Workflow management system for media industry

CEITON is a web-based software system for facilitating and automating business processes such as planning, scheduling, and payroll using workflow technologies. The system is used by several media companies such as MDR, Yle, RAI and Red Bull Media House. In December 2018, the first CEITON User Group Meeting took place in Leipzig, Germany.

==Architecture==
The software runs on a server (on premises) or in the cloud and is scalable on parallel servers. Data security is warranted by role-based access control (RBAC). The software is used via web-browsers and not dependent on particular system software.

==Structure and Features==
CEITON combines the two classical approaches of production planning and control and workflow management.

===Project Management===
The scheduling system plans, manages, bills, and analyzes projects or tasks. It manages human and technical resources, material, and locations on a single GUI. The system uses a gantt chart to assign tasks to be done to available and eligible resources (i.e. staff), automatically or by drag-and-drop.
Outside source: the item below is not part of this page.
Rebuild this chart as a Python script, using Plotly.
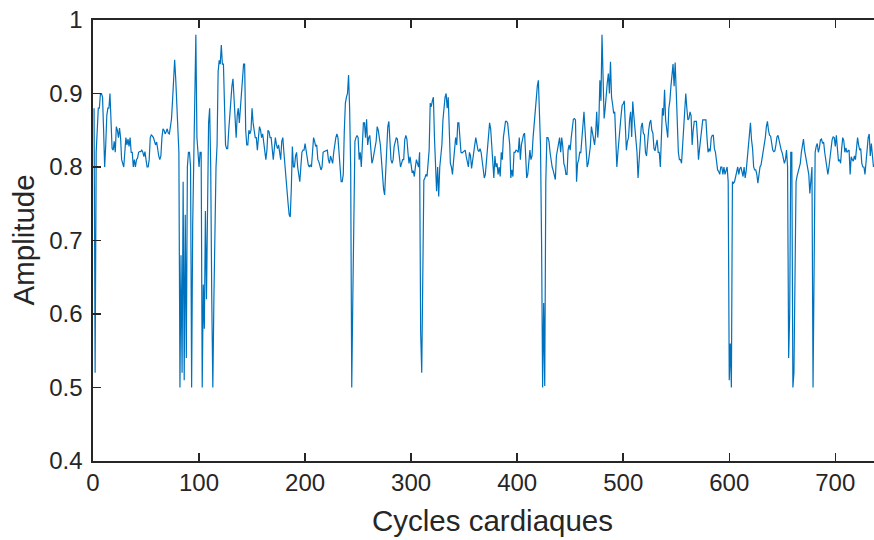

The scheduling module includes material management, resource management/ human resource management, integration of freelancers, clients and suppliers, long-term budget planning, time-tracking, shift scheduling, quality management, delivery and logistics, document management, archive, analysis and controlling, business reporting, as well as all accounting and documentation processes.

===Workflow===
The workflow management system module coordinates business processes. Processes are defined once as a workflow and then repeatedly executed. Human resources are automatically assigned to steps (tasks) and integrated in workflow forms. Systems are integrated with an EAI/SOAP module, allowing data exchange with arbitrary external systems which are also involved in the business process. It also features a 3-D workflow overview in which the status of each project step can be determined by its color in the overview.

===Process Management===
For project and order processing management, business processes are designed as workflows, and coordinate communication automatically. Different user interfaces for staff, customers or suppliers can be created so each gets only relevant information. Different workflow forms are associated with different log-ins.
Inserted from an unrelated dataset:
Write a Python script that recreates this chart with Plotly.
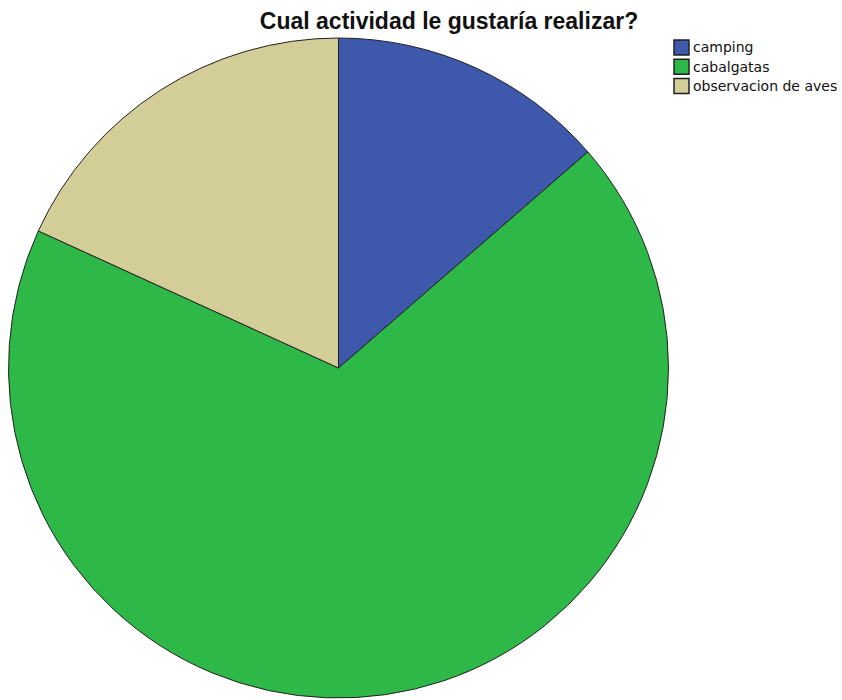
import plotly.graph_objects as go

# Survey responses: preferred activity
categories = ["camping", "cabalgatas", "observacion de aves"]
counts = [3, 15, 4]
colors = ["#3E58AC", "#2EB848", "#D3CE97"]

W, H = 842, 700
cx, cy, r = 338.5, 368, 330

fig = go.Figure(
    go.Pie(
        labels=categories,
        values=counts,
        sort=False,
        direction="clockwise",
        rotation=0,
        textinfo="none",
        showlegend=False,
        marker=dict(colors=colors, line=dict(color="#222222", width=1)),
        domain=dict(
            x=[(cx - r) / W, (cx + r) / W],
            y=[(H - cy - r) / H, (H - cy + r) / H],
        ),
    )
)

# Legend: colour swatches with labels, laid out in pixel units
box_x, box_top, box_size, row_gap = 674, 40, 15, 19.3
for i, (name, col) in enumerate(zip(categories, colors)):
    top = box_top + i * row_gap
    fig.add_shape(
        type="rect",
        xref="paper", yref="paper",
        x0=box_x / W, x1=(box_x + box_size) / W,
        y0=1 - (top + box_size) / H, y1=1 - top / H,
        fillcolor=col,
        line=dict(color="#222222", width=1.5),
    )
    fig.add_annotation(
        xref="paper", yref="paper",
        x=(box_x + box_size + 3) / W,
        y=1 - (top + box_size / 2) / H,
        xanchor="left", yanchor="middle",
        text=name,
        showarrow=False,
        font=dict(family="DejaVu Sans, sans-serif", size=14, color="#111111"),
        borderpad=0,
    )

fig.update_layout(
    width=W,
    height=H,
    margin=dict(l=0, r=0, t=0, b=0),
    paper_bgcolor="white",
    plot_bgcolor="white",
    font=dict(family="Liberation Sans, Arial, sans-serif", color="#000000"),
    title=dict(
        text="<b>Cual actividad le gustaría realizar?</b>",
        x=449 / W,
        xanchor="center",
        y=1 - 20.5 / H,
        yanchor="middle",
        font=dict(size=23, color="#111111"),
    ),
)

fig.write_html("out.html")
The main application for the system is knowledge-based business processes, in which many people are involved and virtual results are produced, e.g. in research, or development of media products, such as TV and movies. Broadcasters and media companies such as MDR and Yle use CEITON to control their production processes for products and services and coordinate complex workflows with all kinds of resources.

=== Integrations ===
An integrated EAI module allows CEITON to integrate every external system in any business process without programming, using SOAP and similar technologies. Aspera and FileCatalyst were integrated for faster data transfer, yet complex ERP systems and numerous SAP modules have also been integrated, for example, to extract working times to payroll.

=== Mobile Working ===
Since Version 7, released in 2015, CEITON includes a time-tracking module allowing employees to enter their times from mobile devices such as tablets running Android, iPhones etc.

==History==
Ceiton Technologies (SME tech firm), the company developing CEITON, was founded in Leipzig, Germany in 2000, staffing solutions for the Bureau of Internal Revenue in Manila, Philippines, were implemented in 2000 together with the Deutsche Gesellschaft für Technische Zusammenarbeit of the German government. The first version (1.0) of the software was released in July 2001. The product was originally developed for German broadcasting companies.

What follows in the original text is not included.